▶
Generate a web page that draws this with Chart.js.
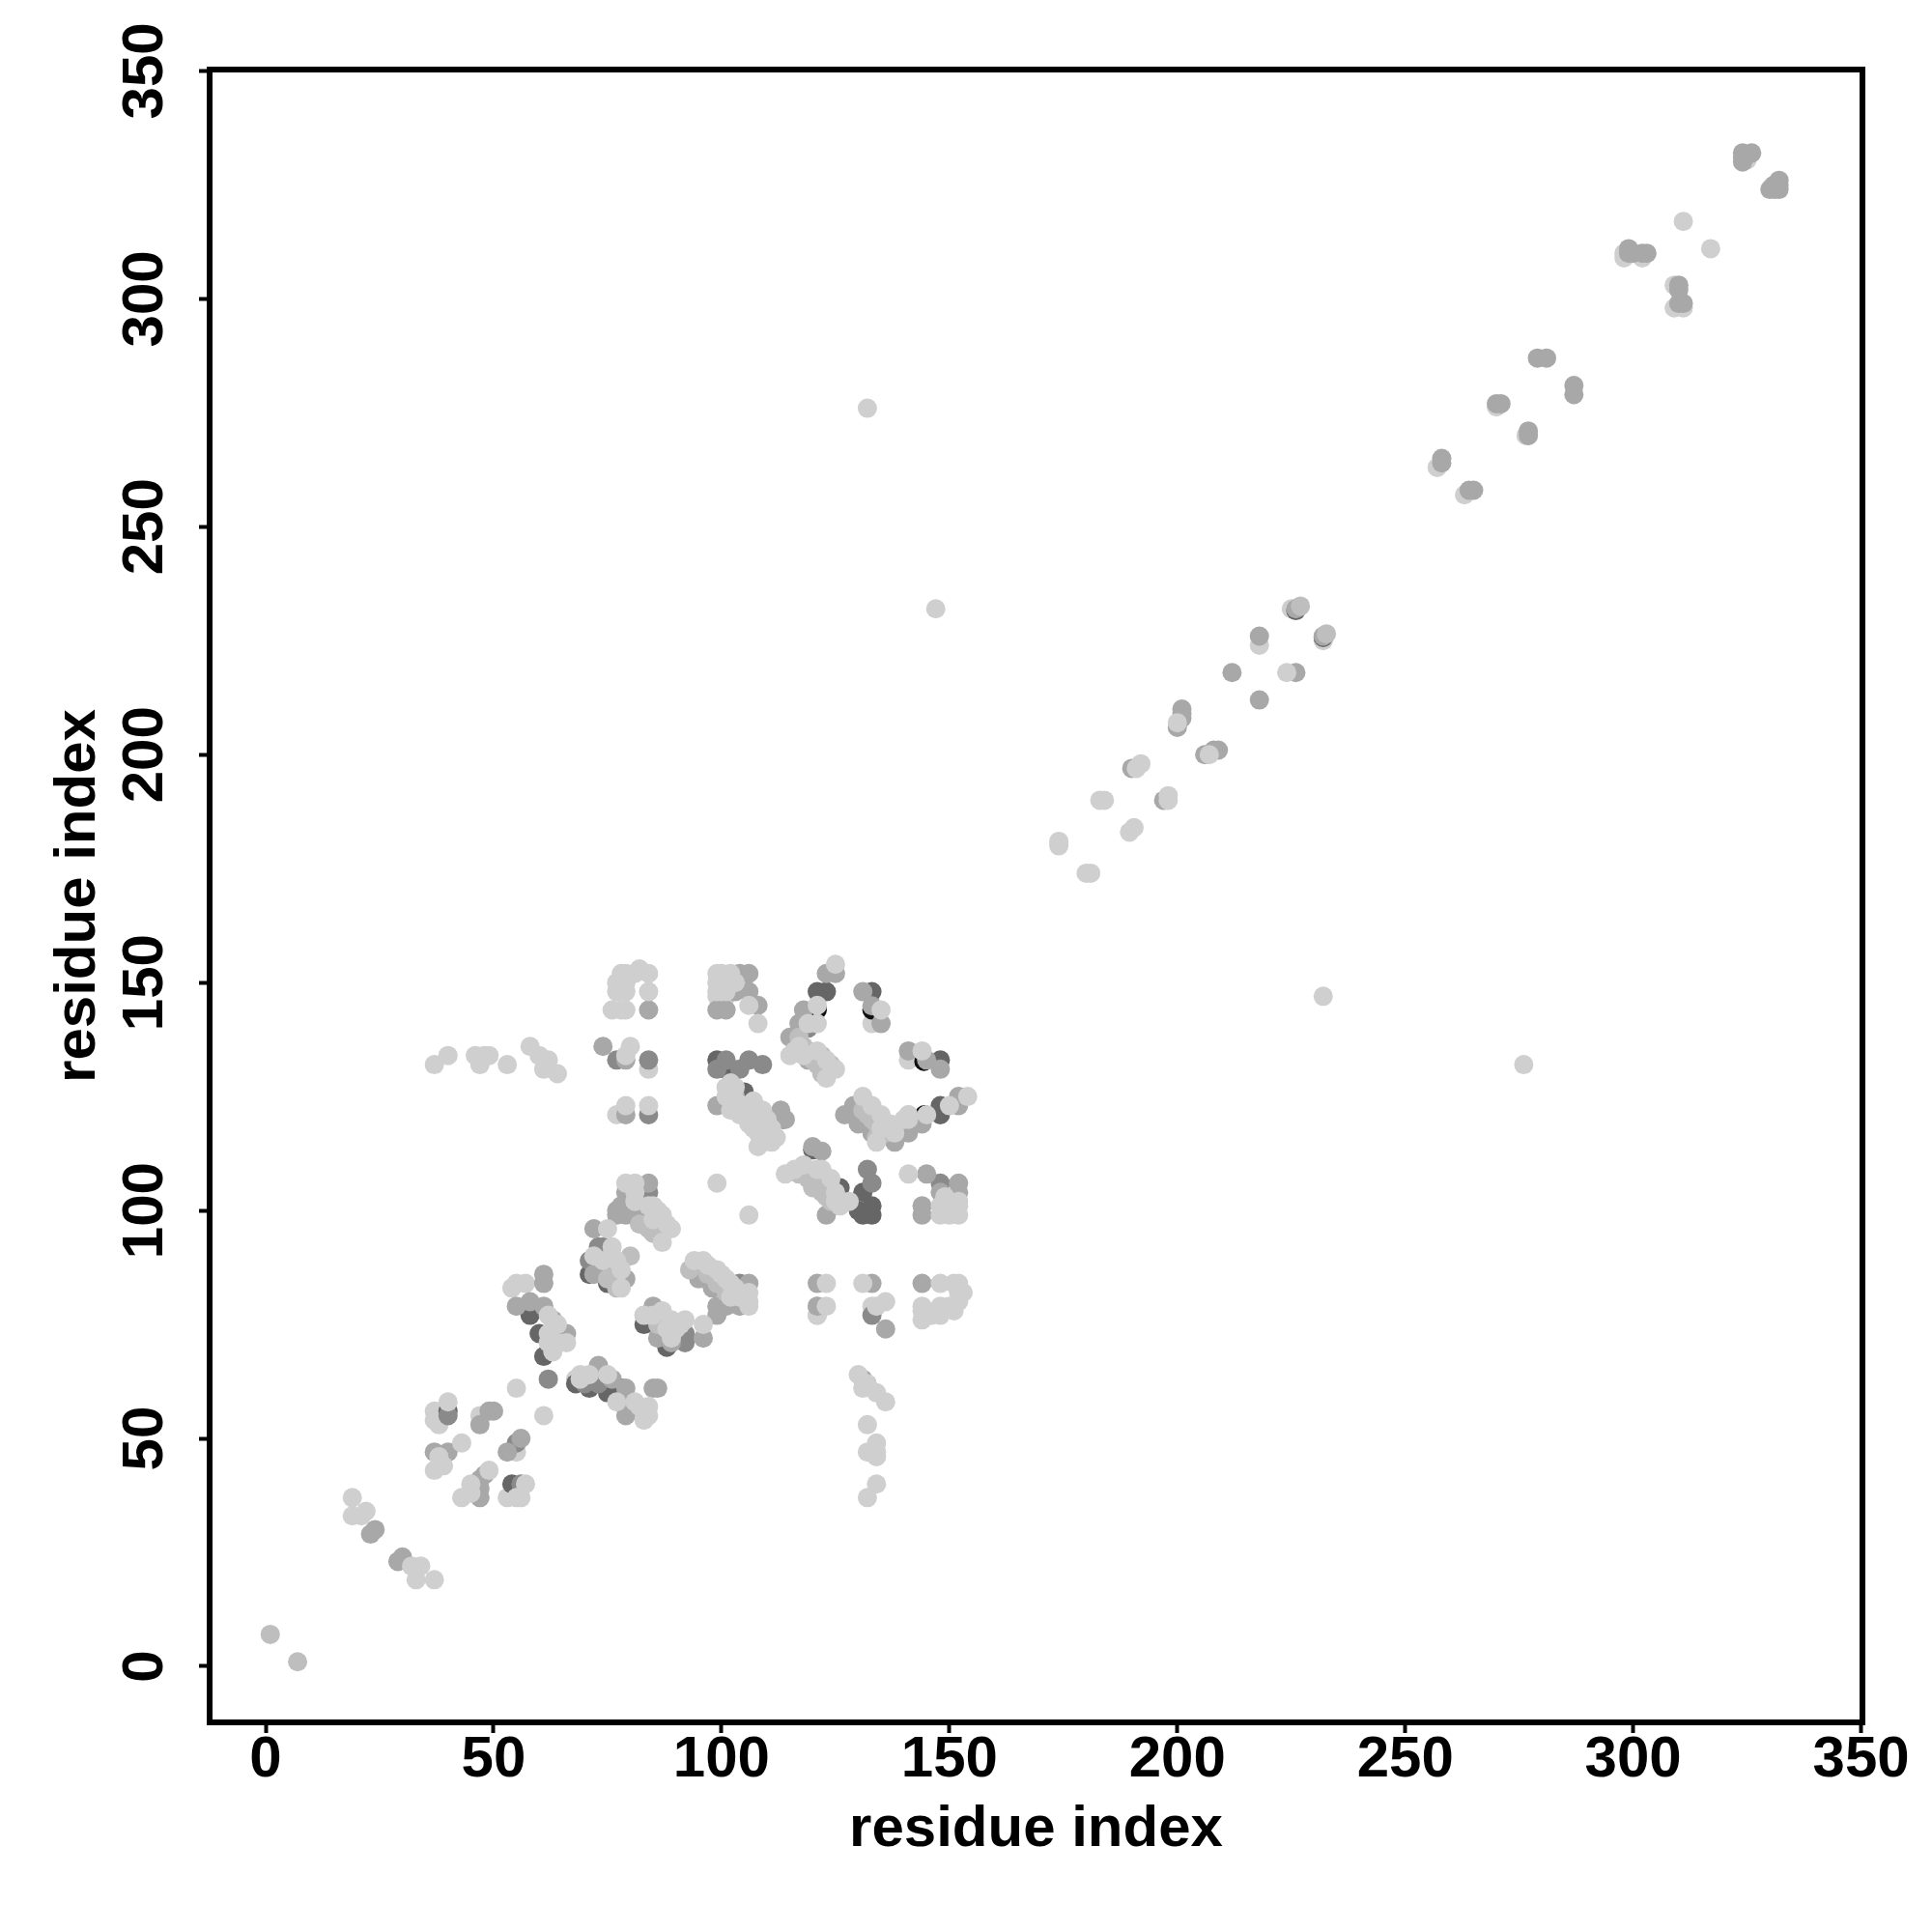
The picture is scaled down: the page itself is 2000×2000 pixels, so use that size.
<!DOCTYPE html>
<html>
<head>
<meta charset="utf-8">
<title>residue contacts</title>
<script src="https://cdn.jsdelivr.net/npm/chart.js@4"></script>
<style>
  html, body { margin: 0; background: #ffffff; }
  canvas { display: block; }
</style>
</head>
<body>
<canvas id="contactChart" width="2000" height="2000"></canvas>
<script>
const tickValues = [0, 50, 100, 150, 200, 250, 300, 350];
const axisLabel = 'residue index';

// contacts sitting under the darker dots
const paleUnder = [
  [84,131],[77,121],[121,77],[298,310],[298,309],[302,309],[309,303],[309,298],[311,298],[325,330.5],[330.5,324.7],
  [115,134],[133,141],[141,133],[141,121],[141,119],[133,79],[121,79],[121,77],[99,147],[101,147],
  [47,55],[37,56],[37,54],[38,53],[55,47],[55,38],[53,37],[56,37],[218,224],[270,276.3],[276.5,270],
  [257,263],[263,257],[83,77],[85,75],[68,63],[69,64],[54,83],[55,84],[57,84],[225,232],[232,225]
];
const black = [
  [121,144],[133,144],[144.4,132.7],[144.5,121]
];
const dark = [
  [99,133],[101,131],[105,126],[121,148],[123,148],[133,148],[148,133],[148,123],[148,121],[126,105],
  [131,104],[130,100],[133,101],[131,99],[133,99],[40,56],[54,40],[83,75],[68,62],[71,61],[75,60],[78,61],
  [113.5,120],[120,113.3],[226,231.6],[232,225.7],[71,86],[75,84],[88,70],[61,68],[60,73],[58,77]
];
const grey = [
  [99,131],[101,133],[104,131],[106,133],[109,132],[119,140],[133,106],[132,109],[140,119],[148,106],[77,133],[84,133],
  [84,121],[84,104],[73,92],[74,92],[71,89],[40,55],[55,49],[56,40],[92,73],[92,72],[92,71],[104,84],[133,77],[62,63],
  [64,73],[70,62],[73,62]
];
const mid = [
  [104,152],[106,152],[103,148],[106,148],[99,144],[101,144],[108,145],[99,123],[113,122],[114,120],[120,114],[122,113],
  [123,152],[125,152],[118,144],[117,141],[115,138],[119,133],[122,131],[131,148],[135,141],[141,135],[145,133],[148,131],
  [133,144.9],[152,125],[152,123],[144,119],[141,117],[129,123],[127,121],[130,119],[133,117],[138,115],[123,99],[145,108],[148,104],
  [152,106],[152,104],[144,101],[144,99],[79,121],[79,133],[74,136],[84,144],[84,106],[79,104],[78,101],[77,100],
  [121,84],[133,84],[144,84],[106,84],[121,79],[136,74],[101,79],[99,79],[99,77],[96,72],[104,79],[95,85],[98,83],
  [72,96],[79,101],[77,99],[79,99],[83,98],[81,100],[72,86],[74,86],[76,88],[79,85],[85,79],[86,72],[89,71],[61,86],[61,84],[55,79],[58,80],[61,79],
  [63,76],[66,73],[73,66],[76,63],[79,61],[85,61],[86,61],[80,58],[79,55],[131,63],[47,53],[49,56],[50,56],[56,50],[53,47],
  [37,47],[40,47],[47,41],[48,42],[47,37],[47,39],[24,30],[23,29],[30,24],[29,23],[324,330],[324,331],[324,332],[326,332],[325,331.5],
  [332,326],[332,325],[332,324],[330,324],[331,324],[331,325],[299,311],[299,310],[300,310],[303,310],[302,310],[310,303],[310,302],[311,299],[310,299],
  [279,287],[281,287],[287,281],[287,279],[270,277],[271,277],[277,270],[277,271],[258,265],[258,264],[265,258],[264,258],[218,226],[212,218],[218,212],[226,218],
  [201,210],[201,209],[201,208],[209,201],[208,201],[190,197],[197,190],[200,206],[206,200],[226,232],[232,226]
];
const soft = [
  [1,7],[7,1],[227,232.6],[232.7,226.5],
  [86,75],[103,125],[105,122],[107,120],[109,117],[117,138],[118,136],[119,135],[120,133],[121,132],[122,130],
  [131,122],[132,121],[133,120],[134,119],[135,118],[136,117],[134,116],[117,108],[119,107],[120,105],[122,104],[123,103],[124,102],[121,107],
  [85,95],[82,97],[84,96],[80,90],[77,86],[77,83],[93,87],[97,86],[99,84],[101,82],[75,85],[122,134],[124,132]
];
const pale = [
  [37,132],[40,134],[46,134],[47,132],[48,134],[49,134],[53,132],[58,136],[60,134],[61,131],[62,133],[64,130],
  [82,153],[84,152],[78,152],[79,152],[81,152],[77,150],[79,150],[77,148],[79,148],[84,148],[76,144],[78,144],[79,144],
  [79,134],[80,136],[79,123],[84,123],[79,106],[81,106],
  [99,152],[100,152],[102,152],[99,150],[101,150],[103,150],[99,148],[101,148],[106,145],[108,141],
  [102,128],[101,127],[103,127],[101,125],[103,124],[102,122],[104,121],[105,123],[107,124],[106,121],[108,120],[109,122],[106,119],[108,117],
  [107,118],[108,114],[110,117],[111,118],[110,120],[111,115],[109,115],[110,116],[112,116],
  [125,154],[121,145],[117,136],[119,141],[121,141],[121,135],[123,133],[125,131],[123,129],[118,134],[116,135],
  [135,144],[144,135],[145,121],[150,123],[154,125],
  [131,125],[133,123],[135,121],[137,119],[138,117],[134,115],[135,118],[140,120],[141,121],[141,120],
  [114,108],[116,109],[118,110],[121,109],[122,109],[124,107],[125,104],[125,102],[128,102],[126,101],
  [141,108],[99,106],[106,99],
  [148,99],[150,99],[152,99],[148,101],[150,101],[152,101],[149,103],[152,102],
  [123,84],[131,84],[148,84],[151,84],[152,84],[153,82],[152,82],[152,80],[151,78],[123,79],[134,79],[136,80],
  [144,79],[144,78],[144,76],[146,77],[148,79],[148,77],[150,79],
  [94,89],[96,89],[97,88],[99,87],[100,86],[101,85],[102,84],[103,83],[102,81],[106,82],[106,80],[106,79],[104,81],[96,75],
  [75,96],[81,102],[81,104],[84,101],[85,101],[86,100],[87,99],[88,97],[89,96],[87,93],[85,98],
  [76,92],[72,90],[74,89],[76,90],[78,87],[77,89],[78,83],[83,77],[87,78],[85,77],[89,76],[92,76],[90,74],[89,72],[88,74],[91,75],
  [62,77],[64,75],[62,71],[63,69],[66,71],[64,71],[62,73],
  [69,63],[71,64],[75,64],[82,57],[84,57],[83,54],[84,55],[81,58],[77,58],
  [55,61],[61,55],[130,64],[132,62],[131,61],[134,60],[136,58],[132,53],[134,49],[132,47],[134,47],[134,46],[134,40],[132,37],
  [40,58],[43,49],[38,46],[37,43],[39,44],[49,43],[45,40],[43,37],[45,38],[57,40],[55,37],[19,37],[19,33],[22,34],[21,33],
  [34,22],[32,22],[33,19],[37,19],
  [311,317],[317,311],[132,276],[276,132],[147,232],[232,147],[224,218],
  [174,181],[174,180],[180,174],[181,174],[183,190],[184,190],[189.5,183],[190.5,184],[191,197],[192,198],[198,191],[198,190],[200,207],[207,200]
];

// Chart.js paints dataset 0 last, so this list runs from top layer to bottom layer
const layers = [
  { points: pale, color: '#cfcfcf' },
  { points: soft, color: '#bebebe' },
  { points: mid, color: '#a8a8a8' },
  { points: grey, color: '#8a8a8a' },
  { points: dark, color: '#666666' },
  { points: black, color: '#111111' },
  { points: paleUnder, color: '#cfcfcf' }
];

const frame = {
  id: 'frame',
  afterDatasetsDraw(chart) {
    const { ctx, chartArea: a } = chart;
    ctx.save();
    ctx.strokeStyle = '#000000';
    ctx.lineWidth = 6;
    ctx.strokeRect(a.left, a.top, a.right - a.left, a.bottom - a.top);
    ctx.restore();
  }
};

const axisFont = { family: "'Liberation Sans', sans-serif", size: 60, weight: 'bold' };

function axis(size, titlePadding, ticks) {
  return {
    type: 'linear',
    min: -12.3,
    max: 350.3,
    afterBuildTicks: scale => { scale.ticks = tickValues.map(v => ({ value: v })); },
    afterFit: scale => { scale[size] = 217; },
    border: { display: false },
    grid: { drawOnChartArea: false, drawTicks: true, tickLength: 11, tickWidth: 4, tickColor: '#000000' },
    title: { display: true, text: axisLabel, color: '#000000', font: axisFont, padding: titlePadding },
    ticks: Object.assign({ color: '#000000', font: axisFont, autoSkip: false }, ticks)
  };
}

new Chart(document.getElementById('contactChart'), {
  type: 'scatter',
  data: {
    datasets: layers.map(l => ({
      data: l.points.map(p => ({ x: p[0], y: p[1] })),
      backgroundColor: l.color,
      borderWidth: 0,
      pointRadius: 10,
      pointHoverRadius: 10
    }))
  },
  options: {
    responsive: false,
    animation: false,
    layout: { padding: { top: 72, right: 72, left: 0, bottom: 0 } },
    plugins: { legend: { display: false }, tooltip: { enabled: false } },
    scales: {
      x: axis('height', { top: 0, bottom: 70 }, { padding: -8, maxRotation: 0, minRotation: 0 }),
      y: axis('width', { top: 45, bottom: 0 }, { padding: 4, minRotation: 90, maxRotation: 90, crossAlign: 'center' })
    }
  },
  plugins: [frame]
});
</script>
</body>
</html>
◀
Instruction: From the opening line of the listing above through the line bearing "const axisLabel = 'residue index';", repeat each line exactly. Drop every picture.

Task response:
Generate a web page that draws this with Chart.js.
The picture is scaled down: the page itself is 2000×2000 pixels, so use that size.
<!DOCTYPE html>
<html>
<head>
<meta charset="utf-8">
<title>residue contacts</title>
<script src="https://cdn.jsdelivr.net/npm/chart.js@4"></script>
<style>
  html, body { margin: 0; background: #ffffff; }
  canvas { display: block; }
</style>
</head>
<body>
<canvas id="contactChart" width="2000" height="2000"></canvas>
<script>
const tickValues = [0, 50, 100, 150, 200, 250, 300, 350];
const axisLabel = 'residue index';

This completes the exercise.